« C’est ainsi que mon Père du ciel vous traitera, si chacun de vous ne pardonne pas à son frère du fond du cœur. »
L’Evangile de ce jour ainsi que la première lecture nous invitent de manière forte au pardon. Cela fait échos aux paroles que nous prononçons chaque fois que nous disons le Notre Père : « pardonne-nous nos offenses comme nous pardonnons aussi à ceux qui nous ont offensés. »
Cette notion de pardon n’est donc pas anecdotique dans notre foi chrétienne, elle n’est pas une option que nous pourrions prendre ou laisser. Elle est essentielle et fondamentale. Et en même temps tous ceux qui parmi nous ont été profondément blessés ou trahis savent, mesurent, combien il peut être difficile de vivre ce pardon. Je pense aussi à ce que vivent les Ukrainiens et combien ces paroles sont pour l’instant peut-être inaudibles pour eux.
Pour pardonner il nous faut, dans un premier temps, je crois, essayer d’adopter le regard de Dieu sur chacun de nous. Pour Dieu nous ne sommes jamais réduits à l’acte que nous avons posé. Nous ne sommes pas un voleur même si nous nous sommes appropriés un bien qui ne nous appartient pas. Nous ne sommes pas un criminel même si nous avons tué quelqu’un. Pour Dieu nous ne nous résumons pas à la faute que nous avons commise aussi grave soit elle. Dieu voit en nous tout le beau, le grand, le vrai, la capacité d’amour et de fraternité, toutes nos richesses intérieures et il ne se focalise pas sur notre seul péché. Un psychologue disait qu’il ne faut jamais dire à un enfant « Tu est vilain. » Car un enfant n’est pas vilain même s’il a dit un mot méchant, même s’il a eu un geste malheureux. Un enfant n’est jamais vilain, il a un cœur pur mais a parfois, comme nous, des pulsions qu’il ne maitrise pas, comme nous il commet des erreurs…

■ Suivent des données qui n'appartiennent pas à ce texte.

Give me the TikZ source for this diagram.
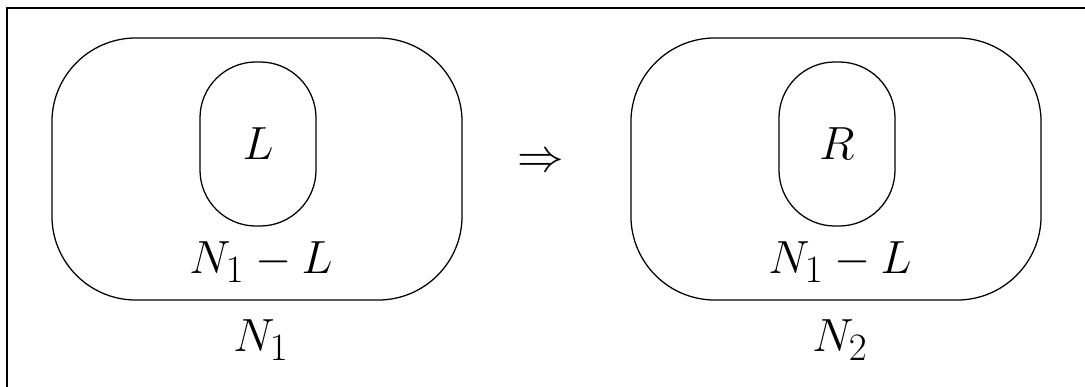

Demandons à Dieu de nous donner un tel regard sur nos frères et sœurs, un regard qui n’enferme pas dans la faute commise mais qui au contraire relève toutes les potentialités positives qui habitent leur cœur.
Pour Dieu pardonner c’est aussi rendre une entière et totale confiance malgré l’infidélité, malgré la transgression. Dieu n’oublie pas le mal qui a été fait, il ne « lave pas plus blanc que blanc », il n’élimine pas non plus les conséquences de ce mal, mais il nous redonne sa confiance infini malgré tout. Souvenons nous de la parabole du père Miséricordieux qui accueille son fils prodigue et lui remet la bague au doigt signe de sa dignité, de sa place retrouvée. Dieu dans les sacrements du pardon, malgré nos péchés, nos infidélités, nous dit qu’il nous fait confiance, qu’il compte sur nous pour annoncer son évangile, pour signifier sa présence et son amour à nos frères et sœurs, pour participer à la croissance de son Royaume autour de nous.
C’est peut-être là ce qui est, pour nous, le plus difficile. C’est ce que veut dire Jésus quand il parle de pardonner son frère du fond du cœur, « pardonner 70 fois sept fois ». Un pardon du bout des lèvres n’est déjà pas facile mais du fond du cœur, qui redonne toute la confiance, peut sembler inaccessible.
Et pourtant c’est que notre pays a vécu après la dernière guerre mondiale. Nous n’avons pas oublié les horreurs commises par le 3ème Reich mais nous avons pu nous réconcilier avec le peuple allemand et construire ensemble l’Europe. Le pardon est donc possible, il est indispensable, lui seul ouvre un avenir, une capacité de vivre et construire ensemble.
Demandons à Dieu de nourrir en chacun de nos cœurs sa miséricorde, sa force de pardon. Demandons lui de pardonner en nous pour que nous puissions pardonner comme lui. C’est là un chemin de salut, de justice et de paix. C’est aussi une source d’espérance pour nous même et pour notre humanité.